I think that the closing line is the key line in the whole poem and critical to unlocking both its meaning and greatness. Honestly, there are many great lines in the poem, but the closing is amazing:
To strive, to seek, to find, and not to yield.
On one hand, this line can be a testament to the greatness of the poem's subject. Ulysses can be seen as a permanent warrior, someone who will not be withered with time. His desire to continue the pursuit of his life's work is evident in these words. Tennyson's construction of Ulysses is one who will always live in accordance to his spirit and there is a beauty in that. In a world where so much is fleeting and subject to contingency, Ulysses stands as a benchmark of this lack of change. Even though he has safely returned home, he will not use that as an opportunity to deny the nourishment for adventure that his soul obviously seeks. It is here where this line reflects much that is great about its subject.

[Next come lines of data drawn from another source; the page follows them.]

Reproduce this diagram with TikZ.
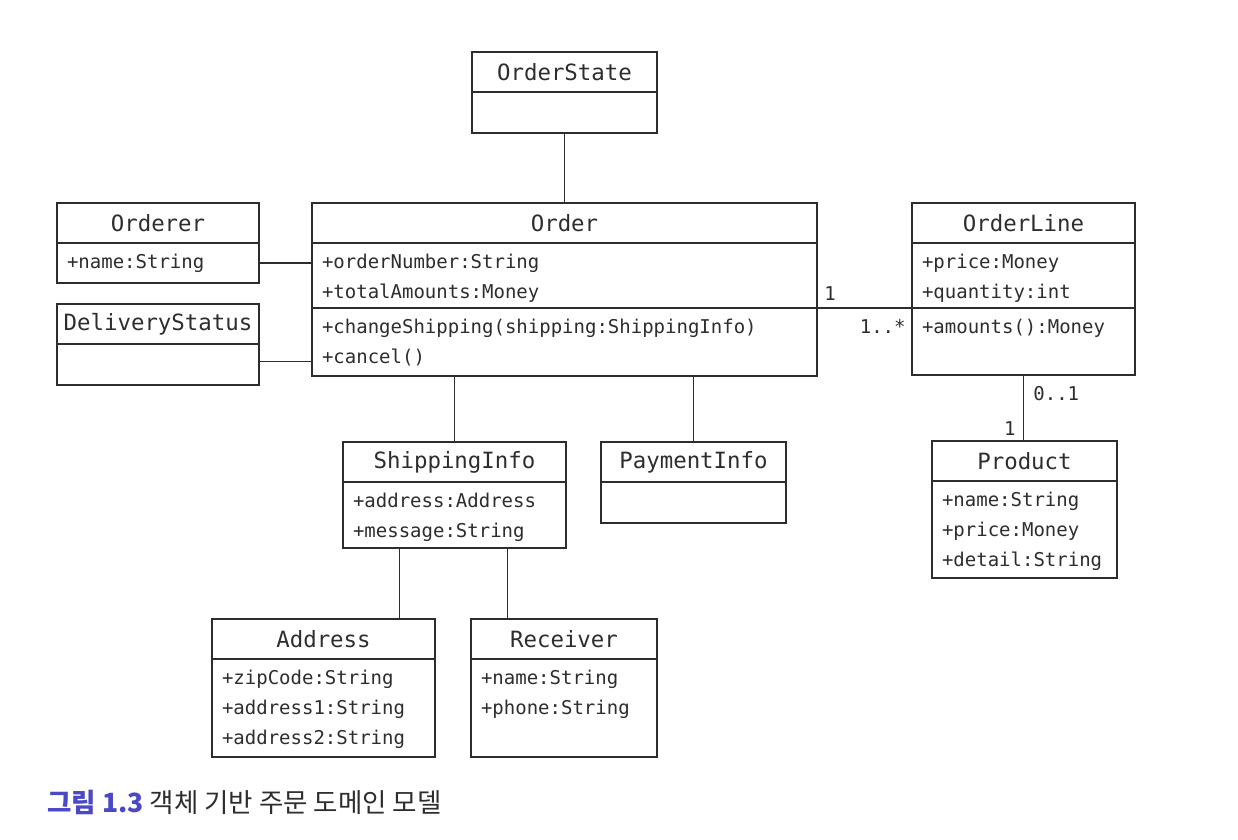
\documentclass[tikz,border=0pt]{standalone}
\usepackage{fontspec}
\usepackage{tikz}
\usetikzlibrary{shapes,arrows,calc,positioning}
\newfontfamily\umlfont{DejaVu Sans Mono}
\newfontfamily\cjk{Noto Sans CJK KR}
\definecolor{ink}{RGB}{45,45,45}
\definecolor{capblue}{RGB}{74,72,196}
\newcommand{\headfont}{\umlfont\fontsize{11.2pt}{13pt}\selectfont}
\newcommand{\attrfont}{\umlfont\fontsize{9.5pt}{15pt}\selectfont}
\tikzstyle{head} = [rectangle, draw=ink, line width=0.7pt, outer sep=0pt, text=ink, inner sep=0pt, minimum height=20pt, anchor=north west, font=\headfont]
\tikzstyle{body} = [rectangle, draw=ink, line width=0.7pt, outer sep=0pt, text=ink, inner xsep=5pt, inner ysep=4.5pt, text height=8pt, align=left, font=\attrfont]
\tikzstyle{nobody} = [rectangle, draw=ink, line width=0.7pt, outer sep=0pt, minimum height=20.5pt]
\tikzstyle{link} = [draw=ink, line width=0.7pt]
\tikzstyle{mult} = [text=ink, inner sep=0pt, font=\attrfont]

\begin{document}
\begin{tikzpicture}[x=0.5pt, y=-0.5pt]
      \useasboundingbox (0,0) rectangle (1238,840);
      \node [head, minimum width=92.5pt] at (472, 52) (ostate) {OrderState};
      \node [nobody, minimum width=92.5pt, below=0pt of ostate] (ostateb) {};
      \node [head, minimum width=252.5pt] at (312, 203) (order) {Order};
      \node [body, text width=242.5pt, text depth=15.5pt, below=0pt of order] (orderattr) {+orderNumber:String\\+totalAmounts:Money};
      \node [body, text width=242.5pt, text depth=17pt, below=0pt of orderattr] (ordermeth) {+changeShipping(shipping:ShippingInfo)\\+cancel()};
      \node [head, minimum width=101pt] at (57, 203) (orderer) {Orderer};
      \node [body, text width=91pt, text depth=3pt, below=0pt of orderer] (ordererb) {+name:String};
      \node [head, minimum width=101pt] at (57, 304) (dstatus) {DeliveryStatus};
      \node [nobody, minimum width=101pt, below=0pt of dstatus] (dstatusb) {};
      \node [head, minimum width=111.5pt] at (912, 203) (oline) {OrderLine};
      \node [body, text width=101.5pt, text depth=15.5pt, below=0pt of oline] (olineattr) {+price:Money\\+quantity:int};
      \node [body, text width=101.5pt, text depth=16.5pt, below=0pt of olineattr] (olinemeth) {+amounts():Money};
      \node [head, minimum width=92.5pt] at (932, 441) (product) {Product};
      \node [body, text width=82.5pt, text depth=31.5pt, below=0pt of product] (productb) {+name:String\\+price:Money\\+detail:String};
      \node [head, minimum width=111.5pt] at (343, 442) (shipinfo) {ShippingInfo};
      \node [body, text width=101.5pt, text depth=16pt, below=0pt of shipinfo] (shipinfob) {+address:Address\\+message:String};
      \node [head, minimum width=92.5pt] at (601, 442) (payinfo) {PaymentInfo};
      \node [nobody, minimum width=92.5pt, below=0pt of payinfo] (payinfob) {};
      \node [head, minimum width=111.5pt] at (212, 619) (address) {Address};
      \node [body, text width=101.5pt, text depth=32pt, below=0pt of address] (addressb) {+zipCode:String\\+address1:String\\+address2:String};
      \node [head, minimum width=93pt] at (471, 619) (receiver) {Receiver};
      \node [body, text width=83pt, text depth=32pt, below=0pt of receiver] (receiverb) {+name:String\\+phone:String};
      \coordinate (shipl) at ($(shipinfob.south) + (-55, 0)$);
      \coordinate (shipr) at ($(shipinfob.south) + (53, 0)$);
      \coordinate (dstatusr) at ($(dstatusb.east) + (0, -3)$);
      \path [link] (ostateb) -- (order);
      \path [link] (ordererb.east) -- (ordererb.east -| orderattr.west);
      \path [link] (dstatusr) -- (dstatusr -| ordermeth.west);
      \path [link] (orderattr.south east) -- (olineattr.south west);
      \path [link] (shipinfo.north |- ordermeth.south) -- (shipinfo.north);
      \path [link] (payinfo.north |- ordermeth.south) -- (payinfo.north);
      \path [link] (olinemeth.south) -- (olinemeth.south |- product.north);
      \path [link] (shipl) -- (shipl |- address.north);
      \path [link] (shipr) -- (shipr |- receiver.north);
      \node [mult, anchor=base west] at (824, 300) (m1) {1};
      \node [mult, anchor=base east] at (906, 333) (m2) {1..*};
      \node [mult, anchor=base west] at (1033, 400) (m3) {0..1};
      \node [mult, anchor=base east] at (1016, 435) (m4) {1};
      \node [anchor=base west, inner sep=0pt, text=ink, font=\cjk\fontsize{13.25pt}{15pt}\selectfont] at (47, 812) (caption) {\textcolor{capblue}{\bfseries 그림 1.3} 객체 기반 주문 도메인 모델};
    \end{tikzpicture}
\end{document}
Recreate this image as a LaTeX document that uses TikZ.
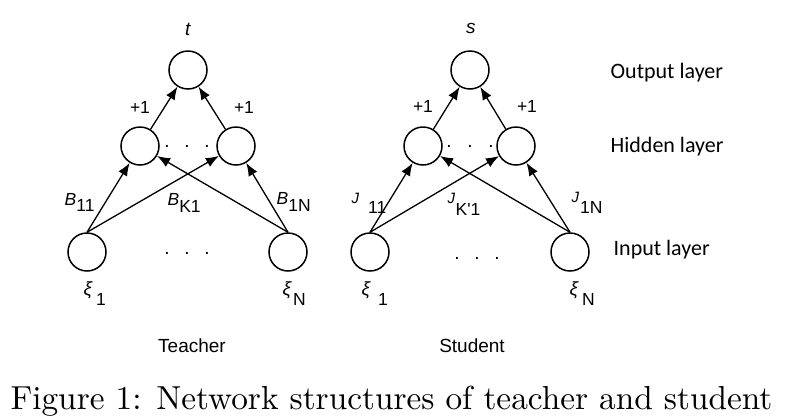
\documentclass[tikz,border=0pt]{standalone}
\usepackage{fontspec}
\setsansfont{Liberation Sans}
\newfontfamily\layerfont{Carlito}
\newfontfamily\capfont{lmroman10-regular}[Extension=.otf]
\usetikzlibrary{arrows.meta,positioning}

\tikzset{
  unit/.style={circle,draw,line width=1.5pt,minimum size=38pt,inner sep=0pt},
  wlab/.style={font=\sffamily\fontsize{17.5}{19}\selectfont,inner sep=0pt,anchor=base west},
  plab/.style={font=\sffamily\fontsize{17.5}{19}\selectfont,inner sep=0pt},
  layer/.style={font=\layerfont\fontsize{22}{24}\selectfont,inner sep=0pt,anchor=base west},
  netname/.style={font=\sffamily\fontsize{19}{21}\selectfont,inner sep=0pt,anchor=base},
  dots/.style={font=\sffamily\fontsize{19}{20}\selectfont,inner sep=0pt,anchor=base},
}
\newcommand{\dn}[2]{\raisebox{-#1}{#2}}
\newcommand{\smallj}{{\fontsize{15}{17}\selectfont\itshape J}}
\newcommand{\xiletter}{{\fontsize{19}{21}\selectfont\itshape ξ}}

\begin{document}
\begin{tikzpicture}[x=1pt,y=-1pt,on grid,line width=1.3pt,>={Latex[length=13pt,width=10pt]}]
	\useasboundingbox (0,0) rectangle (790,416);

	% teacher
	\node[unit] (t_o) at (188,70) {};
	\node[unit] (t_h1) [below left=76pt and 48pt of t_o] {};
	\node[unit] (t_hK) [below right=76pt and 48pt of t_o] {};
	\node[unit] (t_x1) [below left=106pt and 53pt of t_h1] {};
	\node[unit] (t_xN) [below right=106pt and 52pt of t_hK] {};
	\path[->]
	(t_x1.north) edge (t_h1)
	             edge (t_hK)
	(t_xN.north) edge (t_h1)
	             edge (t_hK)
	(t_h1) edge (t_o)
	(t_hK) edge (t_o);
	\node[wlab,font=\sffamily\itshape\fontsize{19}{21}\selectfont] (t_lab) at (184.5,35) {t};
	\node[plab] (t_p1) at (140,107) {+1};
	\node[plab] (t_pK) at (244,107) {+1};
	\node[dots] (t_hdots) at (187,147) {.\hspace{14.7pt}.\hspace{14.7pt}.};
	\node[dots] (t_xdots) at (187,254) {.\hspace{14.7pt}.\hspace{14.7pt}.};
	\node[wlab] (t_b11) at (64,205) {\textit{B}\dn{6pt}{11}};
	\node[wlab] (t_bK1) at (167,205) {\textit{B}\dn{7pt}{K1}};
	\node[wlab] (t_b1N) at (276,204) {\textit{B}\dn{7pt}{1N}};
	\node[wlab] (t_xi1) at (83,295) {\xiletter\hspace{4pt}\dn{10pt}{1}};
	\node[wlab] (t_xiN) at (282,295) {\xiletter\hspace{2pt}\dn{10pt}{N}};
	\node[netname] (t_name) at (192,352) {Teacher};

	% student
	\node[unit] (s_o) at (470,70) {};
	\node[unit] (s_h1) [below left=76pt and 47pt of s_o] {};
	\node[unit] (s_hK) [below right=76pt and 46pt of s_o] {};
	\node[unit] (s_x1) [below left=106pt and 53pt of s_h1] {};
	\node[unit] (s_xN) [below right=106pt and 54pt of s_hK] {};
	\path[->]
	(s_x1.north) edge (s_h1)
	             edge (s_hK)
	(s_xN.north) edge (s_h1)
	             edge (s_hK)
	(s_h1) edge (s_o)
	(s_hK) edge (s_o);
	\node[wlab,font=\sffamily\itshape\fontsize{19}{21}\selectfont] (s_lab) at (465.5,33.5) {s};
	\node[plab] (s_p1) at (423,106) {+1};
	\node[plab] (s_pK) at (527,106) {+1};
	\node[dots] (s_hdots) at (470,147) {.\hspace{15.7pt}.\hspace{15.7pt}.};
	\node[dots] (s_xdots) at (477,259) {.\hspace{14.7pt}.\hspace{14.7pt}.};
	\node[wlab] (s_j11) at (351,203) {\smallj\hspace{9pt}\dn{10pt}{11}};
	\node[wlab] (s_jK1) at (447,203) {\smallj\hspace{0.5pt}\dn{12pt}{K\textquotesingle 1}};
	\node[wlab] (s_j1N) at (571,202) {\smallj\hspace{1pt}\dn{11pt}{1N}};
	\node[wlab] (s_xi1) at (361,295) {\xiletter\hspace{8pt}\dn{10pt}{1}};
	\node[wlab] (s_xiN) at (569,295) {\xiletter\hspace{4pt}\dn{10pt}{N}};
	\node[netname] (s_name) at (472,352) {Student};

	% layers
	\node[layer] (out_layer) at (610,78) {Output layer};
	\node[layer] (hid_layer) at (610,152) {Hidden layer};
	\node[layer] (in_layer) at (613,255) {Input layer};

	\node[font=\capfont\fontsize{33.3}{36}\selectfont,inner sep=0pt,anchor=base] (caption) at (391.5,409)
	{Figure 1: Network structures of teacher and student};
\end{tikzpicture}
\end{document}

Simultaneously, it is here where some of the worst elements of Ulysses are seen. The fact that Ulysses cannot honor in action the love and devotion of Penelope is startling. There can be fewer visions of virtue and loyalty than Penelope to Ulysses. She pined and suffered for his return. The gratitude that she gets is a condemnation of the domestic life she leads and envisions sharing with him, her husband. After everything, there is a level of selfishness revealed in his declaration of the last line. At the same time, the last line does not speak to how important the son's relationship to his father is. Telemachus wept for his father, and never wavered in his commitment to see his father return. While political provisions are made for Telemachus, there is little in way of an emotional farewell in the idea of "To strive, to seek, to find, and not to yield." In seeing a father tell his son that he is, for all practical purposes, an impediment to his dreams is repugnant.
In the end, this is why this line is so important. It reflects so much in Ulysses' character. At the same time, this line helps to bring out a rather complex rendering of Ulysses, one that compels the reader to think and reflect, creating difficulty in judgment. This becomes the testament to the line, the poem, and its place in literature.